Mr. Worrell’s newspaper empire, which once included more than 30 newspapers, began when he founded the Bristol Virginia-Tennessean in 1949.
The afternoon daily later formed a joint operating agreement with the competing Herald Courier. Mr. Worrell acquired the Herald Courier in 1961, and merged the two papers as the Herald Courier in 1986.
Among his Virginia holdings were newspapers in Woodbridge, Suffolk, Pulaski and Marion.
Art Powers, former publisher of the Herald Courier under Mr. Worrell, recalled him as a great mentor and friend.
“He loved people but he really loved newspaper people,” said Mr. Powers, now publisher of the Johnson City (Tenn.) Press. “He respected newspaper people for what they did every day.”
Mr. Worrell eventually sold all of his newspapers, except for the Bristol-area operations, to his son Tom. Mr. Worrell sold the Herald Courier and two affiliated weeklies to Media General Inc. in 1998.
A graduate of Wake Forest University and George Washington University School of Law in Washington, Mr. Worrell started a private law practice in Bristol in 1941. He later served as a special agent with the FBI before returning to his law practice later that decade.
He also established and operated the Worrell Land and Cattle Co.
Mr. Worrell was named a life member of the Wake Forest University’s board of trustees in 1987.

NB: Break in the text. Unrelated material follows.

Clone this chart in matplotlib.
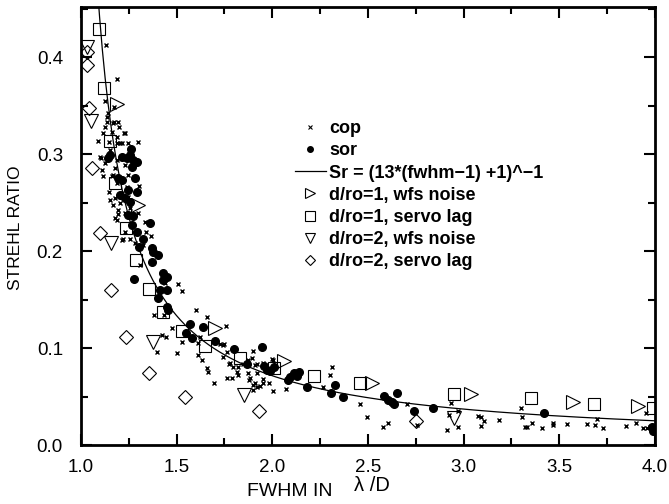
import numpy as np
import matplotlib.pyplot as plt
from matplotlib.lines import Line2D
from matplotlib.ticker import MultipleLocator

plt.rcParams['font.family'] = ['Liberation Sans', 'DejaVu Sans']

# cop (x markers)
cop_x = [1.131, 1.188, 1.125, 1.173, 1.141, 1.136, 1.136, 1.125, 1.167, 1.193, 1.199, 1.225,
         1.115, 1.089, 1.188, 1.204, 1.246, 1.298, 1.152, 1.099, 1.125, 1.110, 1.115, 1.167,
         1.303, 1.146, 1.240, 1.173, 1.162, 1.230, 1.146, 1.188, 1.214, 1.105, 1.188, 1.220,
         1.178, 1.230, 1.162, 1.188, 1.246, 1.214, 1.178, 1.152, 1.246, 1.204, 1.167, 1.193,
         1.256, 1.193, 1.298, 1.188, 1.230, 1.272, 1.335, 1.340, 1.366, 1.220, 1.256, 1.282,
         1.324, 1.230, 1.178, 1.214, 1.308, 1.439, 1.507, 1.528, 1.382, 1.434, 1.601, 1.659,
         1.758, 1.476, 1.423, 1.444, 1.397, 1.502, 1.528, 1.622, 1.612, 1.633, 1.659, 1.664,
         1.727, 1.748, 1.763, 1.742, 1.779, 1.795, 1.815, 1.821, 1.763, 1.899, 1.920, 1.873,
         1.612, 1.695, 1.789, 1.821, 1.883, 1.899, 1.910, 1.920, 1.847, 1.742, 1.774, 1.873,
         1.894, 1.910, 1.878, 1.899, 1.936, 1.951, 1.951, 1.983, 2.004, 1.998, 1.920, 2.072,
         2.265, 2.312, 2.302, 1.951, 2.004, 2.458, 2.495, 2.579, 2.605, 2.704, 2.913, 2.924,
         2.756, 2.934, 2.971, 2.971, 3.075, 3.091, 3.107, 3.091, 3.185, 3.300, 3.305, 3.321,
         3.331, 3.358, 3.410, 3.467, 3.467, 3.541, 3.645, 3.687, 3.697, 3.729, 3.849, 3.901,
         3.938, 3.959, 3.954, 3.975]
cop_y = [0.412, 0.377, 0.355, 0.348, 0.342, 0.338, 0.333, 0.328, 0.332, 0.333, 0.328, 0.322,
         0.322, 0.313, 0.318, 0.311, 0.311, 0.312, 0.304, 0.297, 0.291, 0.284, 0.277, 0.278,
         0.267, 0.261, 0.266, 0.333, 0.323, 0.322, 0.312, 0.311, 0.311, 0.296, 0.294, 0.296,
         0.286, 0.289, 0.277, 0.270, 0.278, 0.260, 0.255, 0.253, 0.256, 0.249, 0.247, 0.242,
         0.244, 0.238, 0.239, 0.232, 0.239, 0.238, 0.230, 0.220, 0.216, 0.212, 0.212, 0.208,
         0.206, 0.220, 0.234, 0.211, 0.186, 0.167, 0.166, 0.159, 0.134, 0.134, 0.139, 0.132,
         0.123, 0.121, 0.113, 0.111, 0.096, 0.095, 0.106, 0.111, 0.105, 0.088, 0.079, 0.075,
         0.104, 0.104, 0.096, 0.091, 0.085, 0.080, 0.075, 0.072, 0.069, 0.097, 0.084, 0.074,
         0.093, 0.064, 0.069, 0.080, 0.069, 0.057, 0.064, 0.060, 0.084, 0.103, 0.084, 0.088,
         0.090, 0.082, 0.067, 0.062, 0.061, 0.064, 0.068, 0.064, 0.056, 0.089, 0.074, 0.058,
         0.060, 0.080, 0.072, 0.085, 0.088, 0.042, 0.029, 0.019, 0.023, 0.042, 0.016, 0.031,
         0.021, 0.043, 0.035, 0.019, 0.030, 0.029, 0.025, 0.020, 0.026, 0.038, 0.029, 0.019,
         0.019, 0.023, 0.018, 0.023, 0.021, 0.022, 0.022, 0.021, 0.027, 0.018, 0.020, 0.023,
         0.018, 0.018, 0.033, 0.019]

# sor (filled circles)
sor_x = [1.261, 1.240, 1.272, 1.293, 1.267, 1.152, 1.141, 1.282, 1.214, 1.193, 1.246, 1.293,
         1.230, 1.256, 1.246, 1.272, 1.267, 1.293, 1.324, 1.361, 1.303, 1.371, 1.376, 1.402,
         1.371, 1.429, 1.450, 1.277, 1.429, 1.413, 1.450, 1.402, 1.450, 1.455, 1.570, 1.638,
         1.580, 1.549, 1.700, 1.800, 1.946, 1.868, 1.957, 1.972, 1.988, 2.009, 2.082, 2.093,
         2.113, 2.140, 2.129, 2.181, 2.328, 2.307, 2.370, 2.584, 2.605, 2.626, 2.636, 2.652,
         2.741, 2.840, 3.420, 3.985, 3.990, 1.214, 1.256, 1.204]
sor_y = [0.305, 0.296, 0.294, 0.292, 0.287, 0.299, 0.296, 0.275, 0.273, 0.275, 0.263, 0.261,
         0.255, 0.251, 0.237, 0.236, 0.227, 0.220, 0.212, 0.229, 0.204, 0.203, 0.199, 0.196,
         0.189, 0.177, 0.173, 0.171, 0.170, 0.160, 0.160, 0.152, 0.142, 0.139, 0.125, 0.122,
         0.110, 0.115, 0.107, 0.099, 0.101, 0.084, 0.081, 0.077, 0.076, 0.080, 0.067, 0.070,
         0.074, 0.075, 0.071, 0.060, 0.062, 0.054, 0.049, 0.051, 0.046, 0.044, 0.042, 0.054,
         0.035, 0.038, 0.033, 0.019, 0.014, 0.297, 0.299, 0.258]

# d/ro=1, wfs noise
n1_x = [1.19, 1.30, 1.70, 2.06, 2.52, 3.04, 3.57, 3.91]
n1_y = [0.352, 0.247, 0.121, 0.087, 0.064, 0.053, 0.044, 0.040]

# d/ro=1, servo lag
s1_x = [1.094, 1.12, 1.15, 1.18, 1.235, 1.29, 1.355, 1.43, 1.53, 1.65, 1.83, 2.01, 2.22,
        2.46, 2.95, 3.35, 3.68, 3.99]
s1_y = [0.429, 0.368, 0.313, 0.270, 0.224, 0.191, 0.161, 0.137, 0.118, 0.102, 0.090, 0.079,
        0.071, 0.064, 0.053, 0.048, 0.042, 0.038]

# d/ro=2, wfs noise
n2_x = [1.03, 1.05, 1.157, 1.376, 1.85, 2.95]
n2_y = [0.410, 0.334, 0.208, 0.106, 0.052, 0.028]

# d/ro=2, servo lag
s2_x = [1.03, 1.03, 1.04, 1.06, 1.10, 1.155, 1.235, 1.355, 1.545, 1.93, 2.75]
s2_y = [0.405, 0.392, 0.347, 0.286, 0.219, 0.160, 0.111, 0.074, 0.050, 0.035, 0.025]


def strehl(fwhm):
    return 1.0 / (13 * (fwhm - 1) + 1)


fwhm = np.linspace(1.09, 4.0, 400)

fig = plt.figure(figsize=(6.69, 5.04), dpi=100)
ax = fig.add_axes([0.121, 0.117, 0.858, 0.869])

ax.plot(cop_x, cop_y, ls='none', marker='x', ms=3.5, mew=1.0, color='black')
ax.plot(sor_x, sor_y, ls='none', marker='o', ms=5.5, color='black')
ax.plot(fwhm, strehl(fwhm), color='black', lw=0.9)
ax.plot(n1_x, n1_y, ls='none', marker='>', ms=10, mfc='none', mec='black', mew=0.8)
ax.plot(s1_x, s1_y, ls='none', marker='s', ms=9, mfc='none', mec='black', mew=0.8)
ax.plot(n2_x, n2_y, ls='none', marker='v', ms=10, mfc='none', mec='black', mew=0.8)
ax.plot(s2_x, s2_y, ls='none', marker='D', ms=7, mfc='none', mec='black', mew=0.8)

ax.set_xlim(1.0, 4.0)
ax.set_ylim(0.0, 0.4515)
ax.xaxis.set_major_locator(MultipleLocator(0.5))
ax.xaxis.set_minor_locator(MultipleLocator(0.25))
ax.yaxis.set_major_locator(MultipleLocator(0.1))
ax.yaxis.set_minor_locator(MultipleLocator(0.05))
ax.xaxis.set_major_formatter(lambda v, p: f'{v:.1f}')
ax.yaxis.set_major_formatter(lambda v, p: f'{v:.1f}')
ax.tick_params(which='both', direction='in', top=True, right=True, labelsize=13.5, width=1.5)
ax.tick_params(which='major', length=8)
ax.tick_params(axis='x', which='major', pad=10)
ax.tick_params(axis='y', which='major', pad=13)
ax.tick_params(which='minor', length=5)
for s in ax.spines.values():
    s.set_linewidth(2)

fig.text(0.023, 0.548, 'STREHL RATIO', rotation=90, ha='center', va='center', fontsize=12.5)
fig.text(0.433, 0.024, 'FWHM IN', ha='center', va='center', fontsize=14)
fig.text(0.556, 0.036, 'λ /D', ha='center', va='center', fontsize=14.5)

handles = [
    Line2D([], [], ls='none', marker='x', ms=3, mew=0.8, color='black'),
    Line2D([], [], ls='none', marker='o', ms=4, color='black'),
    Line2D([], [], color='black', lw=0.9),
    Line2D([], [], ls='none', marker='>', ms=6.5, mfc='none', mec='black', mew=0.8),
    Line2D([], [], ls='none', marker='s', ms=6.5, mfc='none', mec='black', mew=0.8),
    Line2D([], [], ls='none', marker='v', ms=6.5, mfc='none', mec='black', mew=0.8),
    Line2D([], [], ls='none', marker='D', ms=5, mfc='none', mec='black', mew=0.8),
]
labels = ['cop', 'sor', 'Sr = (13*(fwhm\u22121) +1)^\u22121', 'd/ro=1, wfs noise',
          'd/ro=1, servo lag', 'd/ro=2, wfs noise', 'd/ro=2, servo lag']
ax.legend(handles, labels, loc='upper left', bbox_to_anchor=(0.373, 0.742), frameon=False,
          prop={'weight': 'bold', 'size': 13}, handlelength=1.7, handletextpad=0.2,
          labelspacing=0.29, borderaxespad=0, borderpad=0)

fig.savefig('out.png', dpi=100)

He and his wife, Anne, also were involved with Virginia Intermont College, which she attended.
In 1975, Mr. Worrell bought the 36-acre Pantops Estate in Charlottesville, which once was owned by Thomas Jefferson. The property became home to the Worrell Newspaper chain’s corporate offices and Mr. Worrell’s herds of bison, Scottish highlander longhaired cattle and Texas longhorns.